Refreshingly, the gameplay also feels right at home on phones and tablets. Taking control of your corn brain-fed legions, moving on a group of humans, splitting up to corner your last victim. Nothing takes more than one swipe or touch input, meaning you’ll quickly know the ropes and start to feel like a puppeteer in your own zombie apocalypse. Moreover, a varied set of goals in each zone (turn all humans, turn just the scientists, survive the soldiers) adds on-the-fly strategy that will scratch the tactics itch without turning away casual gamers.

Brainsss

Scratch too hard, however, and you start to peel away some of the game’s friendlier layers to reveal flaws in design. You see, each level is crafted with a bonus in mind, rewarding you with stars and premium currency for perfecting your conversion skills to an art. Faced with some dauntingly quick times or high survival goals, it becomes clear that the controls in Brainsss just aren’t versatile enough to allow for much nuance or improvement.

They don’t prevent you from having fun and trying out tactics here and there, but anything more than that and roadblocks spring up fast. Most of the best plays in the game rely on cleverly “splitting” your zombies into two groups with the touch of a button. Immediately after the deed is done, managing both groups becomes cumbersome at best, however.

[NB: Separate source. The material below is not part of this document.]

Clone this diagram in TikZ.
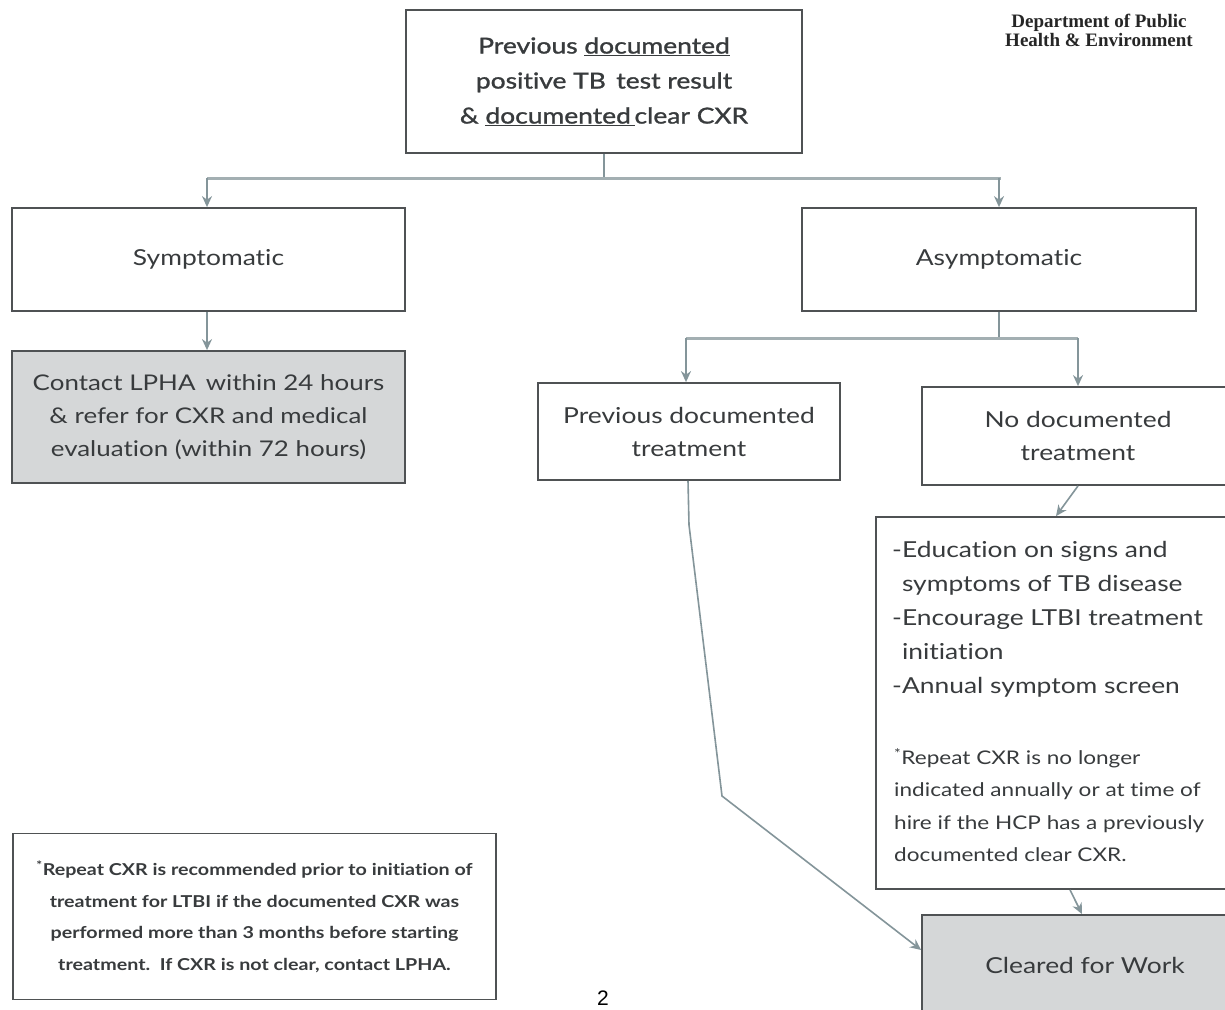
\documentclass[tikz,border=0pt]{standalone}
\usepackage{fontspec}
\setmainfont{Lato}[FakeStretch=1.2, Ligatures=NoCommon]
\newfontfamily\semib{Lato}[FakeStretch=1.2, FakeBold=1.2, Ligatures=NoCommon]
\newfontfamily\hdrfont{Liberation Serif}
\newfontfamily\numfont{Liberation Sans}
\usetikzlibrary{arrows.meta}
\definecolor{boxline}{HTML}{4F5254}
\definecolor{conn}{HTML}{84959A}
\definecolor{barc}{HTML}{A3AFB2}
\definecolor{grayfill}{HTML}{D5D7D8}
\definecolor{txt}{HTML}{383B3D}
\tikzset{
  box/.style={draw=boxline, line width=1.8pt, fill=white, text=txt, align=center, inner sep=0pt},
  graybox/.style={box, fill=grayfill},
  link/.style={draw=conn, line width=1.6pt},
  bar/.style={draw=barc, line width=3pt},
  arr/.style={link, -{Stealth[length=11pt,width=10pt]}},
  bigtxt/.style={font=\fontsize{22}{35}\selectfont},
}
\begin{document}
\begin{tikzpicture}[x=1pt,y=-1pt]
\useasboundingbox (0,0) rectangle (1225,1009);
\clip (0,0) rectangle (1225,1009);
\fill[white] (0,0) rectangle (1225,1009);

% header
\node[font=\hdrfont\bfseries\fontsize{19}{19}\selectfont, text=black!85, align=center] (hdr) at (1099,30)
  {Department of Public\\Health \& Environment};

% boxes
\node[box, minimum width=396pt, minimum height=143pt, font=\semib\fontsize{22}{35}\selectfont] (top) at (604,81.5)
  {Previous \underline{documented}\\positive TB\, test result\\\& \underline{documented\,}clear CXR};
\node[box, minimum width=393pt, minimum height=103pt, bigtxt] (sym) at (208.5,259.5) {Symptomatic};
\node[box, minimum width=394pt, minimum height=103pt, bigtxt] (asym) at (999,259.5) {Asymptomatic};
\node[graybox, minimum width=393pt, minimum height=132pt, font=\fontsize{21.6}{33}\selectfont] (contact) at (208.5,417)
  {Contact LPHA\, within 24 hours\\\& refer for CXR and medical\\evaluation (within 72 hours)};
\node[box, minimum width=302pt, minimum height=97pt, font=\fontsize{22}{33}\selectfont] (prevt) at (689,431.5)
  {Previous documented\\treatment};
\node[box, minimum width=312pt, minimum height=98pt, font=\fontsize{22}{33}\selectfont] (nodoc) at (1078,436)
  {No documented\\treatment};
\node[box, minimum width=360pt, minimum height=372pt] (edu) at (1056,703) {};
\node[anchor=north west, text=txt, align=left, inner sep=0pt, font=\fontsize{22}{34}\selectfont] (edulist) at (892,541)
  {-Education on signs and\\\phantom{-}symptoms of TB disease\\-Encourage LTBI treatment\\\phantom{-}initiation\\-Annual symptom screen};
\node[anchor=north west, text=txt, align=left, inner sep=0pt, font=\fontsize{18.8}{32.5}\selectfont] (edunote) at (894,748)
  {\textsuperscript{*}Repeat CXR is no longer\\indicated annually or at time of\\hire if the HCP has a previously\\documented clear CXR.};
\node[graybox, minimum width=326pt, minimum height=100pt, bigtxt] (cleared) at (1085,965) {Cleared for Work};
\node[box, minimum width=483pt, minimum height=166pt, font=\bfseries\fontsize{16.4}{31.5}\selectfont] (note) at (254.5,916.5)
  {\textsuperscript{*}Repeat CXR is recommended prior to initiation of\\treatment for LTBI if the documented CXR was\\performed more than 3 months before starting\\treatment.\ \ If CXR is not clear, contact LPHA.};

\node[font=\numfont\fontsize{21}{22}\selectfont, text=black] (pg) at (603,998) {2};

% connectors
\coordinate (j1) at (604,178);
\draw[link] (top.south) -- (j1);
\draw[bar] ([xshift=-1.5pt]sym.north |- j1) -- ([xshift=1.5pt]asym.north |- j1);
\draw[arr] ([xshift=-1.5pt]sym.north |- j1) -- ([xshift=-1.5pt]sym.north);
\draw[arr] (asym.north |- j1) -- (asym.north);
\draw[arr] ([xshift=-1.5pt]sym.south) -- ([xshift=-1.5pt]contact.north);

\coordinate (j2) at (999,338);
\draw[link] (asym.south) -- (j2);
\draw[bar] ([xshift=-3pt]prevt.north |- j2) -- (nodoc.north |- j2);
\draw[arr] ([xshift=-3pt]prevt.north |- j2) -- ([xshift=-3pt]prevt.north);
\draw[arr] (nodoc.north |- j2) -- (nodoc.north);

\draw[arr] (nodoc.south) -- (edu.north);
\draw[arr] ([xshift=14pt]edu.south) -- ([xshift=-3pt]cleared.north);

\coordinate (b1) at (689,525);
\coordinate (b2) at (722,796);
\draw[arr] ([xshift=-1pt]prevt.south) -- (b1) -- (b2) -- ([yshift=15pt]cleared.west);
\end{tikzpicture}
\end{document}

Because zombie destinations are created one tap at a time, splitting your zombies to chase a group of converts almost always leaves you forgetting to “update” the desired location of your other group. By the time you remember? The fresh meat is already escaping, and it would be easier to reset the level than regroup if you want to set that record. Had Lonely few allowed for a path drawing system and individual enemy targeting, that would have gone a long way towards solving Brainsss’ biggest problem: an inorganic difficulty curve. The unfortunate byproduct of which is the slimy feeling that the game’s in-app purchases - which improve speed, attack, and health for a given level - are necessary to be an expert.

Brainsss

As you can see, there’s more here to like than there is to lump, and with the promise of more levels to come, I’m holding out optimistically for tweaks to gameplay as well. Like the zombies themselves, the fun here sneaks up on you, and before you know it you’ve been bitten in the neck and are bleeding helplessly on the ground. “Somebody! Somebody help! I’ve been...wait...what’s that strange feeling. I’m...hungry? I have an intense craving for...Brainsss.”

Pros:

  • Vibrant, loveable aesthetic. Uncomplicated interface gives a sense of “god-like” control. Engaging mixture of strategy and tactile play. Great sense of humor.

Cons:

  • Controls don’t allow for expert grasp. Records and achievements feel unattainable at higher levels. In-app purchases seem like shortcuts to compensate for design flaws.